Interview Quick-Check
Core Logic
Check if the complement exists in the hash map before adding the current number to avoid matching the number with itself.
State & Boundaries
Return immediately upon finding a valid pair to avoid unnecessary iterations.
Common Pitfalls & Bugs
Adding the current number before checking for its complement can cause incorrect self-matches.
Line Analysis
This solution has 2 Critical lines interviewers watch for.
if complement in prev_map:
Check if the complement exists in the hash map.
This condition identifies the moment when a valid pair is found, enabling immediate return of the solution.
prev_map[n] = i
Add the current number and its index to the hash map.

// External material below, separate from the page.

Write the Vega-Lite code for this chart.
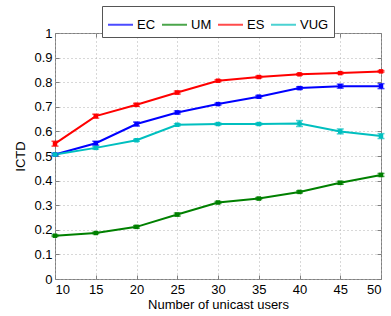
{
  "$schema": "https://vega.github.io/schema/vega-lite/v6.json",
  "width": 326,
  "height": 246,
  "autosize": "none",
  "padding": {"left": 55, "top": 33, "right": 10, "bottom": 37},
  "background": "white",
  "config": {
    "font": "Liberation Sans",
    "view": {"stroke": "#808080", "strokeWidth": 1},
    "axis": {
      "domain": false,
      "labelFont": "Liberation Sans",
      "labelFontSize": 13,
      "labelColor": "black",
      "titleFont": "Liberation Sans",
      "titleFontSize": 13,
      "titleFontWeight": "normal",
      "titleColor": "black",
      "tickColor": "#808080",
      "tickSize": -4,
      "gridColor": "#b0b0b0",
      "gridDash": [1, 3],
      "gridWidth": 1
    }
  },
  "data": {
    "values": [
      {"x": 10, "series": "EC", "v": 0.506, "e": 0.004},
      {"x": 15, "series": "EC", "v": 0.552, "e": 0.008},
      {"x": 20, "series": "EC", "v": 0.630, "e": 0.008},
      {"x": 25, "series": "EC", "v": 0.677, "e": 0.006},
      {"x": 30, "series": "EC", "v": 0.711, "e": 0.004},
      {"x": 35, "series": "EC", "v": 0.741, "e": 0.005},
      {"x": 40, "series": "EC", "v": 0.776, "e": 0.005},
      {"x": 45, "series": "EC", "v": 0.784, "e": 0.008},
      {"x": 50, "series": "EC", "v": 0.784, "e": 0.010},
      {"x": 10, "series": "UM", "v": 0.176, "e": 0.003},
      {"x": 15, "series": "UM", "v": 0.187, "e": 0.003},
      {"x": 20, "series": "UM", "v": 0.212, "e": 0.005},
      {"x": 25, "series": "UM", "v": 0.262, "e": 0.006},
      {"x": 30, "series": "UM", "v": 0.311, "e": 0.004},
      {"x": 35, "series": "UM", "v": 0.327, "e": 0.004},
      {"x": 40, "series": "UM", "v": 0.354, "e": 0.004},
      {"x": 45, "series": "UM", "v": 0.391, "e": 0.006},
      {"x": 50, "series": "UM", "v": 0.423, "e": 0.006},
      {"x": 10, "series": "ES", "v": 0.550, "e": 0.010},
      {"x": 15, "series": "ES", "v": 0.662, "e": 0.008},
      {"x": 20, "series": "ES", "v": 0.708, "e": 0.006},
      {"x": 25, "series": "ES", "v": 0.758, "e": 0.006},
      {"x": 30, "series": "ES", "v": 0.806, "e": 0.004},
      {"x": 35, "series": "ES", "v": 0.821, "e": 0.004},
      {"x": 40, "series": "ES", "v": 0.832, "e": 0.003},
      {"x": 45, "series": "ES", "v": 0.837, "e": 0.003},
      {"x": 50, "series": "ES", "v": 0.844, "e": 0.003},
      {"x": 10, "series": "VUG", "v": 0.506, "e": 0.004},
      {"x": 15, "series": "VUG", "v": 0.533, "e": 0.005},
      {"x": 20, "series": "VUG", "v": 0.564, "e": 0.004},
      {"x": 25, "series": "VUG", "v": 0.627, "e": 0.004},
      {"x": 30, "series": "VUG", "v": 0.630, "e": 0.004},
      {"x": 35, "series": "VUG", "v": 0.630, "e": 0.004},
      {"x": 40, "series": "VUG", "v": 0.632, "e": 0.012},
      {"x": 45, "series": "VUG", "v": 0.600, "e": 0.010},
      {"x": 50, "series": "VUG", "v": 0.581, "e": 0.010}
    ]
  },
  "layer": [
    {
      "mark": {"type": "line", "strokeWidth": 2},
      "encoding": {
        "x": {
          "field": "x", "type": "quantitative",
          "scale": {"domain": [10, 50], "nice": false, "zero": false},
          "axis": {"orient": "bottom", "values": [10, 15, 20, 25, 30, 35, 40, 45, 50], "title": "Number of unicast users", "labelPadding": 8, "titlePadding": 2, "grid": true}
        },
        "y": {
          "field": "v", "type": "quantitative",
          "scale": {"domain": [0, 1], "nice": false},
          "axis": {"orient": "left", "values": [0, 0.1, 0.2, 0.3, 0.4, 0.5, 0.6, 0.7, 0.8, 0.9, 1], "format": "~g", "title": "ICTD", "labelPadding": 7, "titlePadding": 6, "grid": true}
        },
        "color": {
          "field": "series", "type": "nominal",
          "scale": {"domain": ["EC", "UM", "ES", "VUG"], "range": ["#0000ff", "#008000", "#ff0000", "#00bfbf"]},
          "legend": {
            "orient": "none", "legendX": 47, "legendY": -27, "direction": "horizontal",
            "title": null, "symbolType": "stroke", "symbolSize": 625, "symbolStrokeWidth": 2,
            "labelFontSize": 13, "labelFont": "Liberation Sans", "labelColor": "black", "labelOffset": 3,
            "columnPadding": 2, "padding": 5, "fillColor": "white", "strokeColor": "#555555"
          }
        }
      }
    },
    {
      "mark": {"type": "errorbar", "ticks": true, "size": 7, "thickness": 1.5},
      "encoding": {
        "x": {"field": "x", "type": "quantitative", "axis": null},
        "y": {"field": "v", "type": "quantitative", "axis": null},
        "yError": {"field": "e"},
        "color": {"field": "series", "type": "nominal"}
      }
    },
    {
      "mark": {"type": "point", "shape": "square", "filled": true, "size": 20, "opacity": 1},
      "encoding": {
        "x": {"field": "x", "type": "quantitative", "axis": {"orient": "top", "values": [10, 15, 20, 25, 30, 35, 40, 45, 50], "labels": false, "title": null, "grid": false}},
        "y": {"field": "v", "type": "quantitative", "axis": {"orient": "right", "values": [0, 0.1, 0.2, 0.3, 0.4, 0.5, 0.6, 0.7, 0.8, 0.9, 1], "labels": false, "title": null, "grid": false}},
        "color": {"field": "series", "type": "nominal"}
      }
    }
  ],
  "resolve": {"axis": {"x": "independent", "y": "independent"}}
}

Adding after the complement check prevents the current number from matching with itself, preserving the problem constraint of distinct elements.
prev_map = {}
Initialize an empty hash map to store numbers and their indices.

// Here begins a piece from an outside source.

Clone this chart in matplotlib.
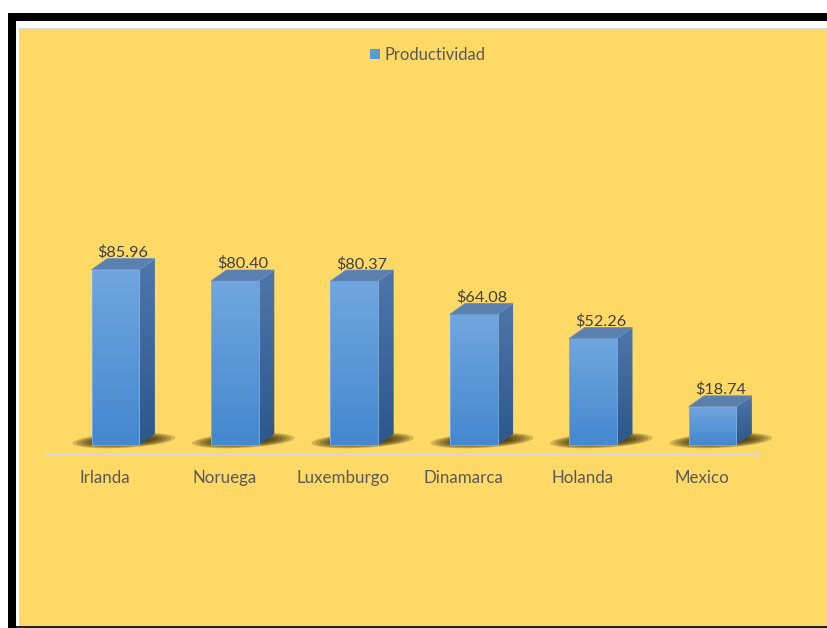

This data structure enables constant-time lookups for complements, which is essential for reducing the problem from O(n²) to O(n) time complexity.
return [prev_map[complement], i]
Return the indices of the complement and current number.
Returning immediately upon finding the pair ensures the algorithm stops at the first valid solution, maintaining correctness and efficiency.
complement = target - n
Calculate the complement needed to reach the target.
This defines the value to search for in the hash map to find a valid pair.
for i, n in enumerate(nums):
Iterate through the array with index and value.
Enumerating both index and value is necessary to track positions for the final answer and to check complements efficiently.
Test Your Understanding
Why must the algorithm check for the complement before adding the current number to the hash map?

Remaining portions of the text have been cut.